◆ **WHAT YOU ARE ASKED TO DO**: Read through the data and count the lines that contain the string "with"; give only the result.

◆ **DATA**:
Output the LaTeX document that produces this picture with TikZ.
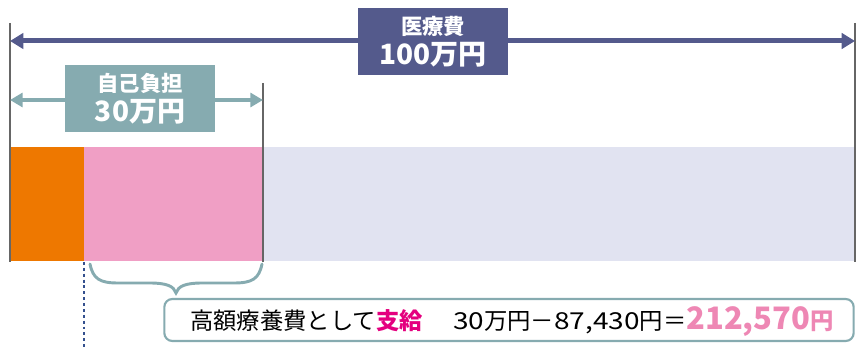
\documentclass[tikz,border=0pt]{standalone}
\usepackage{fontspec}
\newfontfamily\jp{Noto Sans CJK JP}
\usetikzlibrary{arrows.meta}

\definecolor{totalblue}{HTML}{545A8C}
\definecolor{selfteal}{HTML}{86ABB0}
\definecolor{selforange}{HTML}{EE7800}
\definecolor{refundpink}{HTML}{F09FC5}
\definecolor{restlav}{HTML}{E1E3F1}
\definecolor{paymag}{HTML}{E4007F}
\definecolor{payink}{HTML}{EE87B4}
\definecolor{dotblue}{HTML}{34508E}

% wider digits, as in the print
\newcommand{\widenum}[1]{{\addfontfeature{FakeStretch=1.2}#1}}

\begin{document}
\begin{tikzpicture}[x=0.75pt,y=-0.75pt]
    % --- styles ---
    \tikzset{
      sideline/.style={draw=black!60,line width=0.8pt},
      labelbox/.style={minimum width=112.5pt,minimum height=50pt,inner sep=0pt,
        align=center,text=white,font=\jp\bfseries},
      totalarrow/.style={totalblue,line width=3.75pt,
        {Triangle[length=10pt,width=11.5pt]}-{Triangle[length=10pt,width=11.5pt]}},
      selfarrow/.style={selfteal,line width=3.2pt,
        {Triangle[length=9.5pt,width=10.5pt]}-{Triangle[length=9.5pt,width=10.5pt]}},
      notebox/.style={draw=selfteal,line width=1.6pt,rounded corners=6pt,
        minimum width=517pt,minimum height=31.5pt,inner sep=0pt}
    }
    \useasboundingbox (0,0) rectangle (856,349);

    % bar (orange = self, pink = refund, lavender = rest)
    \fill[selforange] (10,147) rectangle (84,261);
    \fill[refundpink] (84,147) rectangle (263,261);
    \fill[restlav]    (263,147) rectangle (855,261);

    % end points
    \coordinate (leftend)  at (10,41);
    \coordinate (rightend) at (855,41);
    \coordinate (selfleft) at (10,100);
    \coordinate (selfright) at (263,100);

    % guide lines
    \draw[sideline] (10,23) -- (10,262);
    \draw[sideline] (855,23) -- (855,262);
    \draw[sideline] (263,83) -- (263,262);
    \draw[dotblue,line width=1.1pt,dash pattern=on 2.2pt off 2.2pt] (84,262) -- (84,349);

    % arrows with their labels
    \draw[totalarrow] (leftend) -- (rightend);
    \node[labelbox,fill=totalblue] (total) at (433,41.5)
      {{\fontsize{16}{16}\selectfont 医療費}\\[3pt]{\fontsize{21}{21}\selectfont 100万円}};
    \draw[selfarrow] (selfleft) -- (selfright);
    \node[labelbox,fill=selfteal] (self) at (140,98.5)
      {{\fontsize{16}{16}\selectfont 自己負担}\\[3pt]{\fontsize{21}{21}\selectfont 30万円}};

    % brace under the pink part
    \draw[selfteal,line width=2.2pt,line cap=round]
      (90,264) .. controls (93,279) and (100,283) .. (118,283) -- (150,283)
      .. controls (166,283) and (174,286) .. (176,293)
      .. controls (178,286) and (186,283) .. (202,283) -- (234,283)
      .. controls (252,283) and (259,279) .. (262,264);

    % payout note
    \node[notebox] (payout) at (509,320) {};
    \node[anchor=base west,inner sep=0pt,font=\jp\fontsize{17.5}{17.5}\selectfont]
      (payouttext) at (190,329)
      {高額療養費として{\bfseries\color{paymag}支給}\hspace{1.3em}\widenum{30}万円－\widenum{87,430}円＝{\bfseries\color{payink}\fontsize{23.2}{23.2}\selectfont 212,570}{\bfseries\color{payink}円}};
\end{tikzpicture}
\end{document}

◆ **FINAL RESULT**: 2